EXERCISE BRIEF:
Will you output all of the data below exactly, omitting the images?
########
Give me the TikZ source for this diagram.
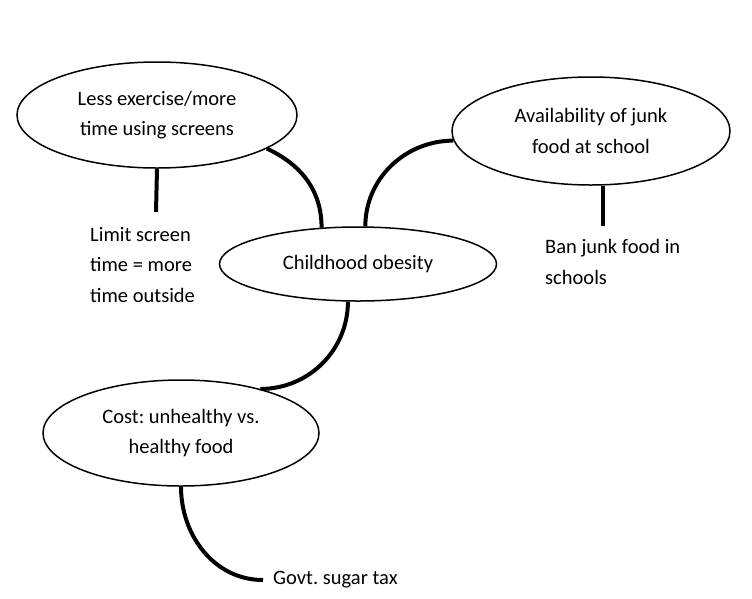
\documentclass[tikz,border=0pt]{standalone}
\usepackage{fontspec}
\setmainfont{Carlito}
\usetikzlibrary{shapes.geometric}
\begin{document}
\frenchspacing
\begin{tikzpicture}[x=1pt,y=-1pt,
  every node/.style={font=\fontsize{20.5}{30.5}\selectfont},
  bubble/.style={ellipse,draw,line width=1.5pt,inner sep=0pt,align=center},
  link/.style={line width=4pt},
  note/.style={anchor=west,align=left,inner sep=0pt}]
\useasboundingbox (0,0) rectangle (752,598);
\node[bubble,minimum width=280,minimum height=106] (e1) at (157,115) {Less exercise/more\\time using screens};
\node[bubble,minimum width=278,minimum height=108] (e2) at (591,131) {Availability of junk\\food at school};
\node[bubble,minimum width=277,minimum height=74] (e3) at (358,264) {Childhood obesity};
\node[bubble,minimum width=276,minimum height=106] (e4) at (181,433) {Cost: unhealthy vs.\\healthy food};
\node[note] (t1) at (90,265) {Limit screen\\time = more\\time outside};
\node[note] (t2) at (545,262) {Ban junk food in\\schools};
\node[note,inner xsep=10pt] (t3) at (263,580) {Govt. sugar tax};
\coordinate (c1) at (156,212);
\coordinate (c2) at (603,226);
\draw[link] (e1.south) -- (c1);
\draw[link] (e2.south -| c2) -- (c2);
\draw[link] (e1.-17.4) to[out=-25,in=90] (e3.135.8);
\draw[link] (e3.79) to[out=90,in=180] (e2.184);
\draw[link] (e3.255) to[out=-90,in=0] (e4.29.7);
\draw[link] (e4.south) to[out=-90,in=180] (t3.west);
\end{tikzpicture}
\end{document}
########
RESPONSE TO THIS EXERCISE:
Give me the TikZ source for this diagram.
\documentclass[tikz,border=0pt]{standalone}
\usepackage{fontspec}
\setmainfont{Carlito}
\usetikzlibrary{shapes.geometric}
\begin{document}
\frenchspacing
\begin{tikzpicture}[x=1pt,y=-1pt,
  every node/.style={font=\fontsize{20.5}{30.5}\selectfont},
  bubble/.style={ellipse,draw,line width=1.5pt,inner sep=0pt,align=center},
  link/.style={line width=4pt},
  note/.style={anchor=west,align=left,inner sep=0pt}]
\useasboundingbox (0,0) rectangle (752,598);
\node[bubble,minimum width=280,minimum height=106] (e1) at (157,115) {Less exercise/more\\time using screens};
\node[bubble,minimum width=278,minimum height=108] (e2) at (591,131) {Availability of junk\\food at school};
\node[bubble,minimum width=277,minimum height=74] (e3) at (358,264) {Childhood obesity};
\node[bubble,minimum width=276,minimum height=106] (e4) at (181,433) {Cost: unhealthy vs.\\healthy food};
\node[note] (t1) at (90,265) {Limit screen\\time = more\\time outside};
\node[note] (t2) at (545,262) {Ban junk food in\\schools};
\node[note,inner xsep=10pt] (t3) at (263,580) {Govt. sugar tax};
\coordinate (c1) at (156,212);
\coordinate (c2) at (603,226);
\draw[link] (e1.south) -- (c1);
\draw[link] (e2.south -| c2) -- (c2);
\draw[link] (e1.-17.4) to[out=-25,in=90] (e3.135.8);
\draw[link] (e3.79) to[out=90,in=180] (e2.184);
\draw[link] (e3.255) to[out=-90,in=0] (e4.29.7);
\draw[link] (e4.south) to[out=-90,in=180] (t3.west);
\end{tikzpicture}
\end{document}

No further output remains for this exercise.